Belfast Telegraph

Two centuries on, war medal of wounded soldier rescued from carnage of Waterloo discovered

By Michael McHugh

A medal awarded to an Irish soldier who lost both arms during the Battle of Waterloo has been discovered nearly 200 years later.

Inniskilling Regiment Private Peter McMullen from Co Down was saved because his heavily pregnant wife Elizabeth dragged him from danger.

The badge of honour will be returned to the Inniskillings Museum in Enniskillen, Co Fermanagh, in a special ceremony on May 30.

An MoD spokesman said: "Pte McMullen's Waterloo medal has now been found with a dealer in England who was keen to see it returned to its natural home with the Inniskillings Museum."

Two Inniskilling regiments, the 27th Regiment of Foot and the Inniskilling Dragoons, were praised by the Duke of Wellington and his defeated opponent Napoleon Bonaparte for their conduct at Waterloo.

The June 1815 battle near Brussels was fought between the French under the command of Napoleon and the Allied armies commanded by the Duke of Wellington from Britain and General Gebhard von Blucher from Prussia.

The French defeat at Waterloo ended some two decades of war that began after the French Revolution.

Pte McMullen came from a weaving background in Downpatrick.
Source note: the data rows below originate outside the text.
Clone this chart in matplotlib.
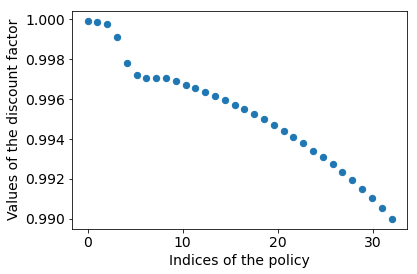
import numpy as np
import matplotlib
matplotlib.use("Agg")
import matplotlib.pyplot as plt

# policy indices (32 policies spread over 0..32 on the axis)
indices = np.linspace(0, 32, 32)
discount = [0.99994, 0.99987, 0.99979, 0.99914, 0.99779, 0.99719, 0.99704, 0.99704,
            0.99704, 0.99689, 0.99669, 0.99654, 0.99634, 0.99614, 0.99594, 0.99569,
            0.99549, 0.99524, 0.99499, 0.99469, 0.99439, 0.99409, 0.99379, 0.99342,
            0.99309, 0.99274, 0.99234, 0.99194, 0.99149, 0.99104, 0.99054, 0.99000]


def plot_data(x, y):
    plt.rc('font', size=14)
    fig = plt.figure(figsize=(417 / 72, 274 / 72), dpi=72)
    ax = fig.add_axes([0.1734, 0.1653, 0.8019, 0.7957])
    ax.scatter(x, y, s=40, color='#1f77b4')
    ax.set_xlabel('Indices of the policy')
    ax.set_ylabel('Values of the discount factor')
    ax.set_xticks([0, 10, 20, 30])
    ax.set_yticks([0.990, 0.992, 0.994, 0.996, 0.998, 1.000])
    ax.set_yticklabels(['0.990', '0.992', '0.994', '0.996', '0.998', '1.000'])
    fig.savefig('out.png', dpi=72)


def main():
    plot_data(indices, discount)


if __name__ == "__main__":
    main()
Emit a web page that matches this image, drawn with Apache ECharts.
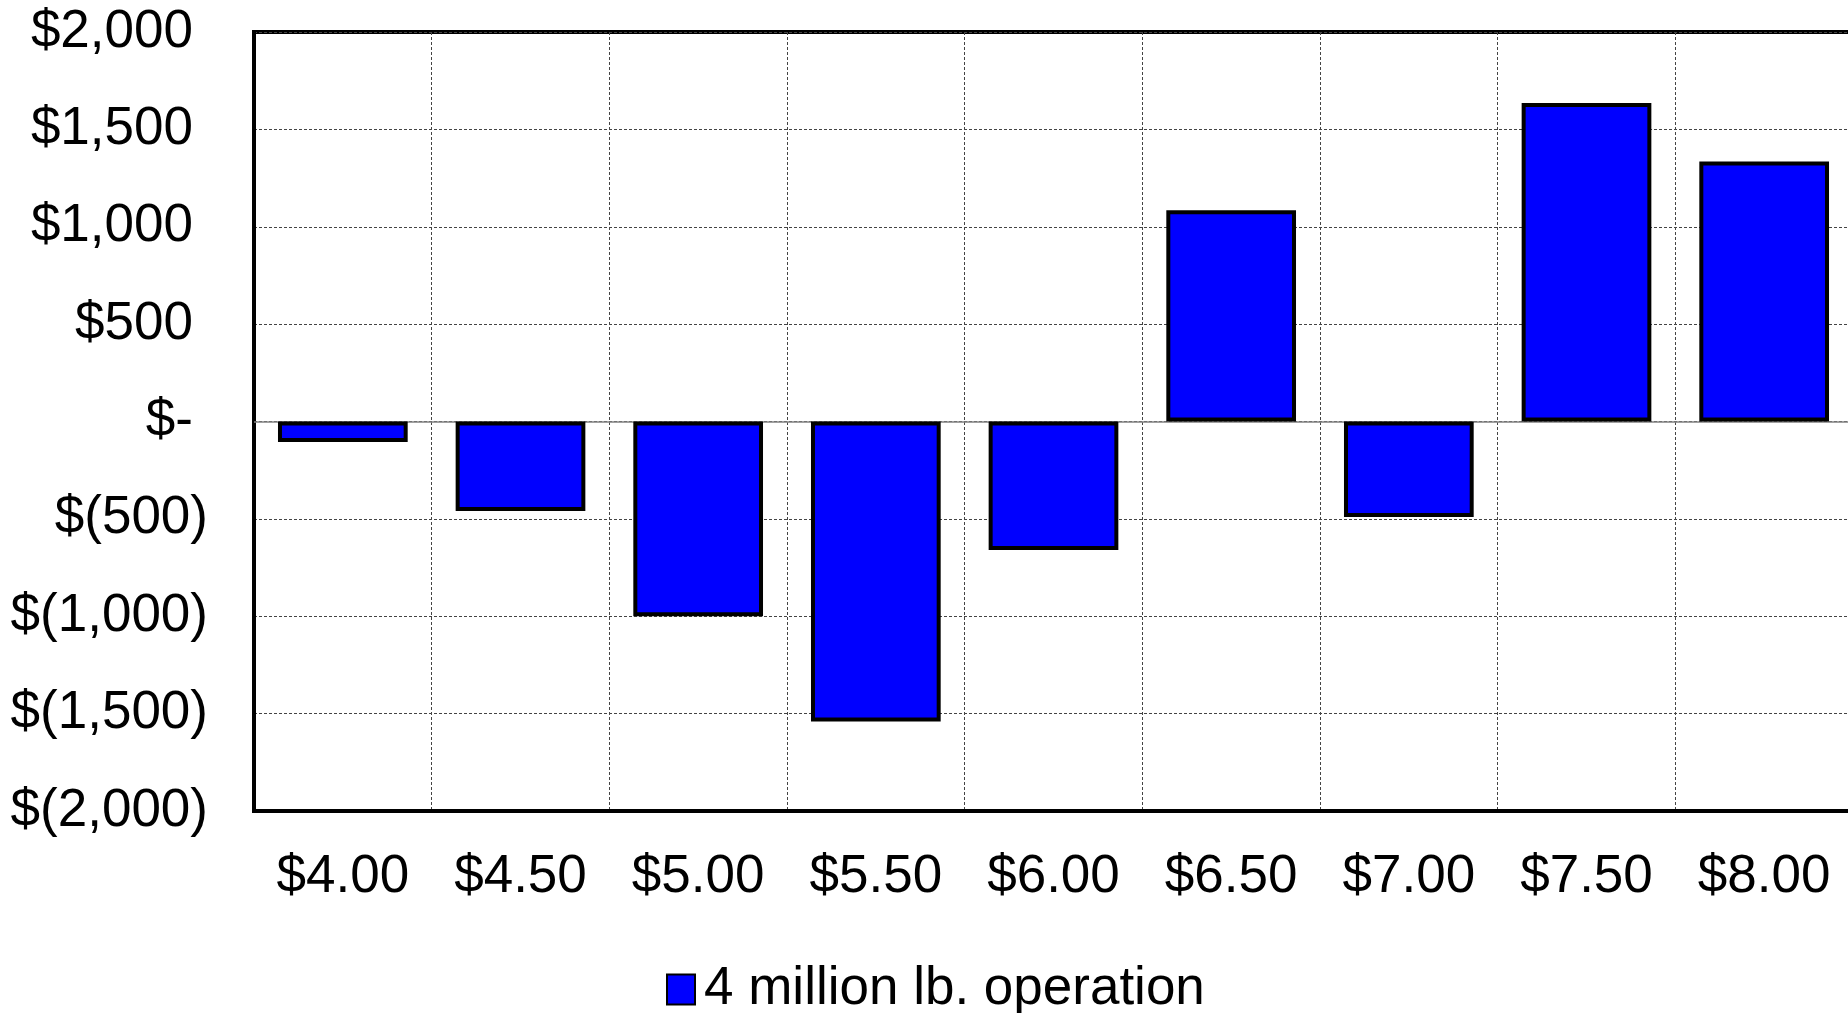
<!DOCTYPE html>
<html>
<head>
<meta charset="utf-8">
<title>Net returns by price</title>
<script src="https://cdn.jsdelivr.net/npm/echarts@6/dist/echarts.min.js"></script>
<style>
  html, body { margin: 0; padding: 0; background: #ffffff; }
  #chart { width: 1848px; height: 1013px; }
</style>
</head>
<body>
<div id="chart"></div>
<script>
// Price points on the category axis
const categories = ['$4.00', '$4.50', '$5.00', '$5.50', '$6.00', '$6.50', '$7.00', '$7.50', '$8.00'];
// Net return per price point
const seriesName = '4 million lb. operation';
const returns = [-105, -460, -1000, -1540, -660, 1085, -490, 1635, 1335];
// Value axis range and step
const yMin = -2000;
const yMax = 2000;
const yStep = 500;

const FONT = '"Liberation Sans", Arial, sans-serif';
const FS = 53;

// Accounting-style money labels: $1,500 / $- / $(1,500)
function money(v) {
  if (v === 0) return '{pos|$-}';
  const s = Math.abs(v).toLocaleString('en-US');
  return v > 0 ? '{pos|$' + s + '}' : '{neg|$(' + s + ')}';
}

const chart = echarts.init(document.getElementById('chart'), null, { renderer: 'canvas' });

chart.setOption({
  animation: false,
  backgroundColor: '#ffffff',
  textStyle: { fontFamily: FONT },
  // plot frame runs slightly past the right edge of the canvas
  grid: {
    left: 254,
    top: 32,
    width: 1599,
    bottom: 202,
    show: true,
    borderColor: '#000000',
    borderWidth: 4,
    containLabel: false,
    outerBoundsMode: 'none'
  },
  legend: {
    left: 661,
    top: 958,
    itemWidth: 28,
    itemHeight: 30,
    itemGap: 10,
    textStyle: { fontFamily: FONT, fontSize: FS, color: '#000000', padding: [0, 0, 0, 4] },
    data: [{ name: seriesName, icon: 'rect' }]
  },
  xAxis: {
    type: 'category',
    data: categories,
    boundaryGap: true,
    axisLine: { onZero: false, lineStyle: { color: '#000000', width: 4 } },
    axisTick: { show: false },
    axisLabel: { fontFamily: FONT, fontSize: FS, color: '#000000', margin: 40 },
    splitLine: { show: true, lineStyle: { color: '#444444', width: 1, type: [3, 2] } }
  },
  yAxis: {
    type: 'value',
    min: yMin,
    max: yMax,
    interval: yStep,
    axisLine: { show: true, lineStyle: { color: '#000000', width: 4 } },
    axisTick: { show: false },
    axisLabel: {
      fontFamily: FONT,
      fontSize: FS,
      color: '#000000',
      margin: 46,
      formatter: money,
      rich: {
        pos: { fontFamily: FONT, fontSize: FS, color: '#000000', padding: [0, 15, 0, 0] },
        neg: { fontFamily: FONT, fontSize: FS, color: '#000000' }
      }
    },
    splitLine: { show: true, lineStyle: { color: '#444444', width: 1, type: [3, 2] } }
  },
  series: [{
    name: seriesName,
    type: 'bar',
    data: returns,
    barWidth: '73%',
    itemStyle: { color: '#0000ff', borderColor: '#000000', borderWidth: 4 },
    markLine: {
      silent: true,
      symbol: 'none',
      label: { show: false },
      lineStyle: { color: '#808080', width: 1.5, type: 'solid' },
      data: [{ yAxis: 0 }],
      z: 1
    },
    z: 3
  }]
});
</script>
</body>
</html>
He was seriously wounded after coming under French cannon fire.

His heavily pregnant wife Elizabeth was with other wives nearby and fearing her husband dead she dashed into the midst of the bodies.

She was hit on the leg with a musket ball but discovered her husband still alive and managed to drag him to the edge of the battlefield.
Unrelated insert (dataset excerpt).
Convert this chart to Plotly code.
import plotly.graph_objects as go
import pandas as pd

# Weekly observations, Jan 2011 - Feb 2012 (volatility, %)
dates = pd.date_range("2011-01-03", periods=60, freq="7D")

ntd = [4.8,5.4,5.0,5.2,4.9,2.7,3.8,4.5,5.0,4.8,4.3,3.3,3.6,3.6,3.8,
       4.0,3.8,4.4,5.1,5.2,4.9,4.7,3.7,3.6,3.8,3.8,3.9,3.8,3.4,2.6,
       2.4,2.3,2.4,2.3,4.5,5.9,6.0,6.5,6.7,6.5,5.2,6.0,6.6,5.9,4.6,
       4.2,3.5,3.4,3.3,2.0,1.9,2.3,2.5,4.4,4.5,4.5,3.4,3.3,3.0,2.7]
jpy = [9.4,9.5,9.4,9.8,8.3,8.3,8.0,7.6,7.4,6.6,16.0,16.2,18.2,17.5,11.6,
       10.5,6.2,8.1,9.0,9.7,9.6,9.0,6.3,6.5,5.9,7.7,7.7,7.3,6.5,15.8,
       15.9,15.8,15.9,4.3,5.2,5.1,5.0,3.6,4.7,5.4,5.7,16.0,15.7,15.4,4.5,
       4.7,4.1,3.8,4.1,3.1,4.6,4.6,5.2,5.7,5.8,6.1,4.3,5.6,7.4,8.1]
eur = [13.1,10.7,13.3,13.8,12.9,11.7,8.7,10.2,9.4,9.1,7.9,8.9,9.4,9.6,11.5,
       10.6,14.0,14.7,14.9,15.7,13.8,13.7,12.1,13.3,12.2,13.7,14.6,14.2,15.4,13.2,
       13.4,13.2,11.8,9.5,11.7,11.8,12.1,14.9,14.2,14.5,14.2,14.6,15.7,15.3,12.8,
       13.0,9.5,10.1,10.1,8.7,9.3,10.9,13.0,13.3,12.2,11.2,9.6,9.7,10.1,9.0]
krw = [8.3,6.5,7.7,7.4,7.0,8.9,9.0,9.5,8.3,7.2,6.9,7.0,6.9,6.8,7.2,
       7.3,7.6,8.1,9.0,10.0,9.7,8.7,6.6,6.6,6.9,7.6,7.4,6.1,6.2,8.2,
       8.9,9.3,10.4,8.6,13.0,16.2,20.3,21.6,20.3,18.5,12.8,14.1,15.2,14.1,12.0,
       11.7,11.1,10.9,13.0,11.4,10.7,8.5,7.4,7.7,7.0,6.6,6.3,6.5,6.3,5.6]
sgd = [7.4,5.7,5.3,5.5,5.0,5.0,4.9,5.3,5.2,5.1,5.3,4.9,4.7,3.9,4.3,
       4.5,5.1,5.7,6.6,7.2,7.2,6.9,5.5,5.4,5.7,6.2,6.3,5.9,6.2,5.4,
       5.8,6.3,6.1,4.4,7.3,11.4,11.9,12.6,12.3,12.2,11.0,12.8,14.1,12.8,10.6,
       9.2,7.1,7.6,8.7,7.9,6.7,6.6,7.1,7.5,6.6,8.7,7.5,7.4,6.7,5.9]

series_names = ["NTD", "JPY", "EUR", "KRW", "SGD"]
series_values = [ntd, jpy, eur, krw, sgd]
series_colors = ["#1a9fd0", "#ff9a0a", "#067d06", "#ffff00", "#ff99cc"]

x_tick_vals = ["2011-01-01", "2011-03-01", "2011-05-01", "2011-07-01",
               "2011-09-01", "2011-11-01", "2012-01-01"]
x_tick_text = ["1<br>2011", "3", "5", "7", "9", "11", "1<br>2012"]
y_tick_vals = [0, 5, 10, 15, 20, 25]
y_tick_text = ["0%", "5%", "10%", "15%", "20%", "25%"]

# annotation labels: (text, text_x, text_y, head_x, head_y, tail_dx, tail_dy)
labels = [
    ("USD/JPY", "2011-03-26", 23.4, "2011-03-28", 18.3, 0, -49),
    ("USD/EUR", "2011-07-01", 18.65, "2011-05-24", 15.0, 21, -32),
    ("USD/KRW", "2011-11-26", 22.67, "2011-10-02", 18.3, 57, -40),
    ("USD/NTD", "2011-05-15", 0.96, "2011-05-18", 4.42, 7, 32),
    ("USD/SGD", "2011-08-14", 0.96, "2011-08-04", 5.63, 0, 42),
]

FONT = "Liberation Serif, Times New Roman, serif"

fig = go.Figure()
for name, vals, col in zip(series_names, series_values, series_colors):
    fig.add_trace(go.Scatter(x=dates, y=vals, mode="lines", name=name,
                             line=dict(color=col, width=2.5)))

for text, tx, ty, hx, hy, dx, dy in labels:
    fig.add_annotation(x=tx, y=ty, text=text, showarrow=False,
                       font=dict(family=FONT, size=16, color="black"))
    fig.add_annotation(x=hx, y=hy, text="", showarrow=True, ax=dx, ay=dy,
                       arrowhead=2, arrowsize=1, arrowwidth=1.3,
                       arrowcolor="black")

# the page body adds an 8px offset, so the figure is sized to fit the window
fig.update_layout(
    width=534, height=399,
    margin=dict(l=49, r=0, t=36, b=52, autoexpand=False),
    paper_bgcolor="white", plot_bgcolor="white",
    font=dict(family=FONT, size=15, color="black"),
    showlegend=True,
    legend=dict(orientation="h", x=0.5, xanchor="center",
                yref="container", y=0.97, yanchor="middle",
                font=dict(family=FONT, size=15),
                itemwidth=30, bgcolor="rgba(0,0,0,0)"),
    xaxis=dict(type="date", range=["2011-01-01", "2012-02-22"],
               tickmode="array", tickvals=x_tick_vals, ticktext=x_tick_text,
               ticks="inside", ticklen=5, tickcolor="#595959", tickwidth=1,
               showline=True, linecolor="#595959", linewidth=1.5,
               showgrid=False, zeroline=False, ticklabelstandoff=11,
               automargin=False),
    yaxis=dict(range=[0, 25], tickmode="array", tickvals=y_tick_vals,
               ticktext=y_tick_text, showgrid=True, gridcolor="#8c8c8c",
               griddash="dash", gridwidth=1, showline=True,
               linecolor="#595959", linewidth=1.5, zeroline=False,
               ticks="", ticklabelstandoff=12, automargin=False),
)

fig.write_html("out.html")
Pte McMullen lost both arms because of his injuries.

The then Duke of York was told of their bravery and in a personal visit to them in hospital in Chelsea, he agreed to be godfather to the infant, who was christened Frederica McMullen of Waterloo.

On May 30 this year, Pte McMullen's medal will go on show at Enniskillen Castle's museum of regimental history.